At that time, a young lady in their small church became pregnant even though she wasn’t married. She was probably still in her late teens, but she decided to give the baby life instead of choosing an abortion as so many others have. As a teen mom, she desired to provide for her son and give him the best future she could. She found a standard job making a standard income working from 9:00 am to 5:00 pm each day. My friend felt God tugging on her heart. She knew how traumatized children could often be in institutional day cares where they are often harmed by other children, ignored by overwhelmed staff, and sometimes sexually abused by those entrusted with their care.
So, she approached the young mother and asked if she would be open to letting her son stay with her each day when she went to work. The young lady had grown to know and trust this godly, older Christian woman and agreed. So, five days a week, my friend ended up sharing Christ’s love with this young child who literally grew up more in her house than his own mother’s. It wasn’t perfect, but it was so much better than a standard daycare facility. He always had one-on-one care.
When the boy reached compulsory attendance age, the mother enrolled him in a local Christian school that would allow distance learning, and my friend took on the responsibility of “homeschooling” him as well.

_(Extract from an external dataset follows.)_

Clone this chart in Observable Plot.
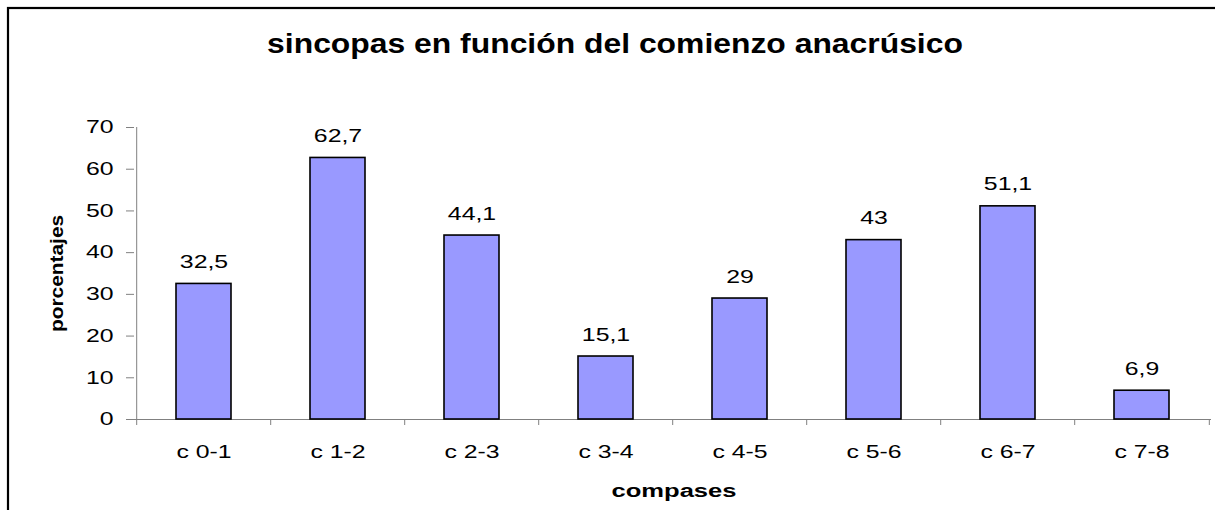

The bond between these two women is so strong and the love displayed among the three is so precious. My friend is careful to not replace the mother. She always respects the mother’s wishes and points the boy back to his mom. “You’ll need to ask your mother if she is okay with you doing that.” It’s such an amazing thing to watch what happens when real people get involved in real lives and decide to “love one more” (as my former pastor is fond of saying). Rather than expecting the government to take care of “people like that,” maybe we should pray and ask God what He would have us do. Societal problems are not solved by government programs. If anything, they usually make the problem worse. Real change comes about when people care. And no amount of tax money will ever substitute for people who care.